Tagging and capture hypothesis of synaptic plasticity: the roles of calmodulin kinases and the phenomenon of behavioural tagging.

Abstract

The aims of this thesis were (1) to learn about the identities of the molecules involved in the maintenance of long-term potentiation (LTP), and (2) to develop and test a behavioural paradigm capable of elucidating the interaction between these molecular processes and the persistence of long-term memories. By improving the stability of field recordings in in vitro electrophysiology, it was possible to investigate the molecular processes that determine the long-term changes in synaptic efficacy. In these experiments, the interactions between two convergent inputs onto the same neuronal population in the CA1 region of the hippocampus were monitored for over ten hours.
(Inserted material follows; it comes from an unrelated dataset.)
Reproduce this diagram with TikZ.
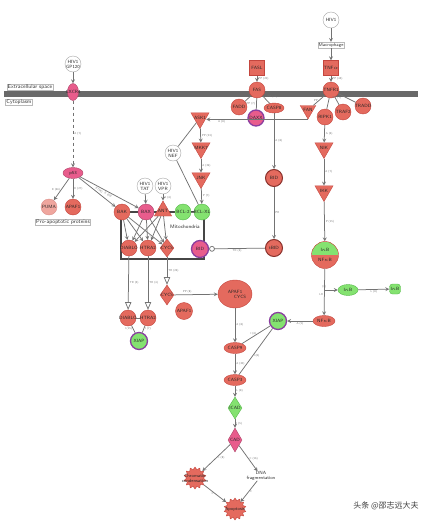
\documentclass[tikz,border=0pt]{standalone}
\usepackage{fontspec}
\usepackage{tikz}
\usetikzlibrary{shapes.geometric, arrows, calc}
\newfontfamily\cjk{Noto Sans CJK SC}
\definecolor{upred}{RGB}{228,106,94}
\definecolor{upedge}{RGB}{196,70,62}
\definecolor{pinkup}{RGB}{232,92,140}
\definecolor{downgreen}{RGB}{132,226,112}
\definecolor{downedge}{RGB}{88,186,76}
\definecolor{ringpurple}{RGB}{138,62,160}
\definecolor{linegray}{RGB}{115,115,115}
\definecolor{membrane}{RGB}{105,105,105}
\tikzset{
    lbl/.style={font=\fontsize{4.6}{5}\selectfont\sffamily, text=black!85, align=center, inner sep=0pt},
    elbl/.style={font=\fontsize{2.8}{3}\selectfont\sffamily, text=black!55, inner sep=1pt},
    tag/.style={draw=gray!55, fill=white, inner sep=0.8pt, font=\fontsize{5.4}{6}\selectfont\sffamily, text=black!80},
    gene/.style={circle, draw=upedge, fill=upred, minimum size=16pt, inner sep=0pt, label={[lbl]center:#1}},
    pinkgene/.style={gene=#1, draw=pinkup!75!black, fill=pinkup},
    greengene/.style={gene=#1, draw=downedge, fill=downgreen},
    viral/.style={gene=#1, draw=gray!70, fill=white},
    ringed/.style={line width=1.3pt, draw=ringpurple},
    kinase/.style={regular polygon, regular polygon sides=3, shape border rotate=180, draw=upedge, fill=upred,
        minimum size=21pt, inner sep=0pt, label={[lbl]center:#1}},
    pept/.style={diamond, draw=upedge, fill=upred, minimum width=14pt, minimum height=20pt, inner sep=0pt,
        label={[lbl]center:#1}},
    enzyme/.style={ellipse, draw=upedge, fill=upred, minimum width=22pt, minimum height=11pt, inner sep=0pt,
        label={[lbl]center:#1}},
    ligand/.style={rectangle, draw=upedge, fill=upred, minimum size=15pt, inner sep=0pt, label={[lbl]center:#1}},
    burst/.style={star, star points=14, star point ratio=1.3, draw=upedge, fill=upred, minimum size=22pt, inner sep=0pt},
    edge/.style={draw=linegray, line width=0.75pt},
    mitobox/.style={draw=gray!55!black, line width=1.5pt}
}
\begin{document}
\begin{tikzpicture}[x=1pt, y=-1pt, >=stealth]
\useasboundingbox (0,0) rectangle (422,522);
\fill[membrane] (4,91) rectangle (418,97);
\draw[mitobox] (121,212) rectangle (204,259);
\node[tag] (extra) at (30,87) {Extracellular space};
\node[tag] (cyto) at (19,102) {Cytoplasm};
\node[tag] (proapo) at (63,222) {Pro-apoptotic proteins};
\node[lbl, font=\fontsize{5}{5.5}\selectfont\sffamily] (mitolbl) at (185,227) {Mitochondria};

% receptors at the membrane
\node[viral={HIV1\\GP120}] (gp120) at (73,64) {};
\node[ellipse, draw=pinkup!75!black, fill=pinkup, minimum width=11pt, minimum height=17pt, inner sep=0pt, label={[lbl]center:CXCR4}] (cxcr4) at (73,92) {};
\node[ligand=FASL] (fasl) at (257,68) {};
\node[gene=FAS] (fas) at (257,90) {};
\node[viral=HIV1] (hiv1) at (331,20) {};
\node[tag, font=\fontsize{4.6}{5}\selectfont\sffamily] (macro) at (331,45) {Macrophage};
\node[ligand=TNF$\alpha$] (tnfa) at (331,68) {};
\node[gene=TNFR1] (tnfr1) at (331,90) {};

% death receptor branch
\node[gene=FADD] (fadd) at (239,107) {};
\node[pinkgene=DAXX, ringed] (daxx) at (256,118) {};
\node[enzyme=CASP8, minimum width=20pt, minimum height=10pt] (casp8) at (274,108) {};
\node[kinase=FAN, minimum size=18pt] (fan) at (308,110) {};
\node[gene=RIPK1] (ripk1) at (325,117) {};
\node[gene=TRAF2] (traf2) at (343,112) {};
\node[gene=TRADD] (tradd) at (363,106) {};
\node[kinase=ASK1] (ask1) at (200,118) {};
\node[kinase=MKK7] (mkk7) at (201,148) {};
\node[kinase=JNK] (jnk) at (201,178) {};
\node[viral={HIV1\\NEF}] (nef) at (173,153) {};
\node[gene=BID, draw=upedge!70!black, line width=1pt, minimum size=17pt] (bid) at (274,178) {};
\node[gene=tBID, draw=upedge!70!black, line width=1pt, minimum size=17pt] (tbid) at (274,248) {};
\node[kinase=NIK] (nik) at (324,148) {};
\node[kinase=IKK] (ikk) at (324,191) {};
\node[circle, draw=upedge, fill=upred, minimum size=27pt, inner sep=0pt, lbl,
    path picture={\fill[downgreen] (path picture bounding box.north west) rectangle (path picture bounding box.east);}]
    (ikbnf) at (325,255) {I$\kappa$B\\[5pt]NF$\kappa$B};
\node[ellipse, draw=downedge, fill=downgreen, minimum width=20pt, minimum height=11pt, inner sep=0pt, label={[lbl]center:I$\kappa$B}] (ikb) at (348,290) {};
\node[rectangle, rounded corners=3pt, draw=downedge, fill=downgreen, minimum width=11pt, minimum height=10pt, inner sep=0pt, label={[lbl]center:I$\kappa$B}] (ikbp) at (395,289) {};
\node[enzyme=NF$\kappa$B] (nfkb) at (324,321) {};
\node[greengene=XIAP, ringed, minimum size=17pt] (xiapr) at (278,321) {};

% p53 and mitochondria
\node[ellipse, draw=pinkup!75!black, fill=pinkup, minimum width=20pt, minimum height=11pt, inner sep=0pt, label={[lbl]center:p53}] (p53) at (73,173) {};
\node[gene=PUMA, fill=upred!60, draw=upedge!60] (puma) at (49,207) {};
\node[gene=APAF1] (apafa) at (73,207) {};
\node[viral={HIV1\\TAT}] (tat) at (145,186) {};
\node[viral={HIV1\\VPR}] (vpr) at (163,186) {};
\node[gene=BAK] (bak) at (122,212) {};
\node[pinkgene=BAX] (bax) at (146,212) {};
\node[regular polygon, regular polygon sides=3, draw=upedge, fill=upred, minimum size=20pt, inner sep=0pt, label={[lbl]center:ANT}] (ant) at (163,211) {};
\node[greengene=BCL-2] (bcl2) at (183,212) {};
\node[greengene=BCL-XL] (bclxl) at (202,212) {};
\node[gene=DIABLO] (diablom) at (129,248) {};
\node[gene=HTRA2] (htra2m) at (148,248) {};
\node[pept=CYCS, minimum height=18pt] (cycsm) at (167,248) {};
\node[pinkgene=BID, ringed, minimum size=17pt] (bidm) at (200,249) {};

% executioner branch
\node[gene=DIABLO] (diabloo) at (128,318) {};
\node[gene=HTRA2] (htra2o) at (148,318) {};
\node[greengene=XIAP, ringed, minimum size=17pt] (xiapl) at (139,341) {};
\node[pept=CYCS] (cycso) at (167,295) {};
\node[gene=APAF1, minimum size=17pt] (apafb) at (184,311) {};
\node[ellipse, draw=upedge, fill=upred, minimum width=34pt, minimum height=28pt, inner sep=0pt, lbl] (apafcycs) at (235,294) {APAF1\hspace{6pt}\\\hspace{10pt}CYCS};
\node[enzyme=CASP9] (casp9) at (235,348) {};
\node[enzyme=CASP3] (casp3) at (235,380) {};
\node[pept=ICAD, draw=downedge, fill=downgreen, minimum height=22pt] (icad) at (235,408) {};
\node[pept=CAD, draw=pinkup!75!black, fill=pinkup, minimum height=24pt] (cad) at (235,440) {};
\node[burst, label={[lbl]center:Chromatin\\condensation}] (chrom) at (195,478) {};
\node[lbl] (dna) at (261,476) {DNA\\fragmentation};
\node[burst, label={[lbl]center:Apoptosis}] (apop) at (235,509) {};
\node[font=\cjk\fontsize{8}{9}\selectfont, text=black!75] (mark) at (386,506) {头条 @邵志远大夫};

% connectors
\draw[edge,->] (gp120) -- (cxcr4);
\draw[edge,->,dashed] (cxcr4) -- node[elbl,right] {A (7)} (p53);
\draw[edge,->] (p53) -- node[elbl,left] {E (66)} (puma);
\draw[edge,->] (p53) -- node[elbl,right] {E (27)} (apafa);
\draw[edge,->] (p53) -- node[elbl,above,sloped] {E (38)} (bak);
\draw[edge,->] (p53) -- node[elbl,below,sloped] {E (69)} (bax);
\draw[edge,->] (tat) -- (bax);
\draw[edge,->] (vpr) -- node[elbl,right] {A (6)} (ant);
\draw[edge] (bcl2) -- (bclxl);
\foreach \s in {bak,bax,ant}
    \foreach \t in {diablom,htra2m,cycsm}
        \draw[edge,->] (\s) -- (\t);
\draw[edge] (nef) -- (ask1);
\draw[edge] (nef) -- (bclxl);
\draw[edge,->] (ask1) -- node[elbl,right] {PP (23)} (mkk7);
\draw[edge,->] (mkk7) -- node[elbl,right] {A (29)} (jnk);
\draw[edge,->] (jnk) -- node[elbl,right] {P (7)} (bclxl);
\draw[edge,->] (fasl) -- node[elbl,right] {PP (20)} (fas);
\draw[edge] (fas) -- (fadd);
\draw[edge] (fas) -- node[elbl,left] {PP (7)} (daxx);
\draw[edge] (fas) -- node[elbl,above right] {PP (20)} (casp8);
\draw[edge,->] (fan.south) -- node[elbl,below,pos=0.85] {A (8)} (ask1.east |- fan.south);
\draw[edge,->] (casp8) -- node[elbl,right] {A (8)} (bid);
\draw[edge,->] (bid) -- node[elbl,right] {PR} (tbid);
\draw[edge,-o] (tbid) -- node[elbl,below] {TR (6)} (bidm);
\draw[edge,->] (hiv1) -- (macro);
\draw[edge,->] (macro) -- (tnfa);
\draw[edge,->] (tnfa) -- node[elbl,right] {PP (45)} (tnfr1);
\draw[edge] (tnfr1) -- node[elbl,left] {PP} (fan);
\draw[edge] (tnfr1) -- (ripk1);
\draw[edge] (tnfr1) -- node[elbl,above] {PP (7)} (traf2);
\draw[edge] (tnfr1) -- (tradd);
\draw[edge,->] (ripk1) -- node[elbl,right] {A (6)} (nik);
\draw[edge,->] (nik) -- node[elbl,right] {A (7)} (ikk);
\draw[edge,->] (ikk) -- node[elbl,right] {P (15)} (ikbnf);
\draw[edge,->] (ikbnf) -- node[elbl,left,pos=0.55] {LR} (nfkb);
\draw[edge,->] (ikbnf.south |- ikb) -- node[elbl,above left,pos=0.2] {(8)} (ikb);
\draw[edge,->] (ikb) -- node[elbl,below] {L (8)} (ikbp);
\draw[edge,->] (nfkb) -- node[elbl,below] {A (1)} (xiapr);
\draw[edge,-open triangle 45] (diablom) -- node[elbl,right] {TR (5)} (diabloo);
\draw[edge,-open triangle 45] (htra2m) -- node[elbl,right] {TR (4)} (htra2o);
\draw[edge,-open triangle 45] (cycsm) -- node[elbl,right] {TR (26)} (cycso);
\draw[edge] (diabloo) -- (htra2o);
\draw[edge] (diabloo) -- node[elbl,left] {I (15)} (xiapl);
\draw[edge] (htra2o) -- node[elbl,right] {I (7)} (xiapl);
\draw[edge,->] (cycso) -- node[elbl,above,pos=0.3] {PP (8)} (apafcycs);
\draw[edge,->] (apafcycs) -- node[elbl,right] {A (8)} (casp9);
\draw[edge,->] (casp9) -- node[elbl,right] {A (20)} (casp3);
\draw[edge,->] (casp3) -- node[elbl,right] {L (8)} (icad);
\draw[edge,->] (icad) -- node[elbl,right] {I (5)} (cad);
\draw[edge] (xiapr) -- node[elbl,above,pos=0.6] {I (6)} (casp9);
\draw[edge] (xiapr) -- node[elbl,right,pos=0.6] {I (8)} (casp3);
\draw[edge,->] (cad) -- node[elbl,right] {C (8)} (chrom);
\draw[edge,->] (cad) -- node[elbl,right] {C (16)} (dna);
\draw[edge,->] (chrom) -- node[elbl,left] {C} (apop);
\draw[edge,->] (dna) -- node[elbl,right] {C} (apop);
\end{tikzpicture}
\end{document}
Analytically powerful three-pathway protocols using sequential strong and weak tetanization in varying orders, and test stimulation over long periods of time after LTP-induction, enabled a pharmacological dissociation of potentially distinct roles of the calmodulin kinase (CaMK) pathways in LTP. This places constraints on the mechanisms by which synaptic potentiation, and possibly memories, become stabilized. The experiments show that tag setting is blocked by the CaMK inhibitor KN-93 that, at low concentration primarily blocks CaMKII, whereas a CaMKK inhibitor, STO-609, selectively limits the synthesis or the availability of plasticity related proteins (PRPs). To test whether memories can be subject to modulation by independent experiences, behavioural studies tested the possibility of lengthening the persistence of a relatively weak memory by pairing its induction with an event capable of inducing the synthesis of the required PRPs. Corticosterone-dependent stressful events like a cold swim proved to interfere and weaken spatial memories. On the other hand, the exploration of a novel environment succeeded in rescuing the decay of a weak memory. The effect of the exploration of the novel environment was dependent on NMDA and dopamine receptor activation, as well as protein synthesis. These results are discussed in relation to the synaptic tagging and capture hypothesis and a novel model of the neuronal mechanisms underlying synaptic plasticity is developed from them.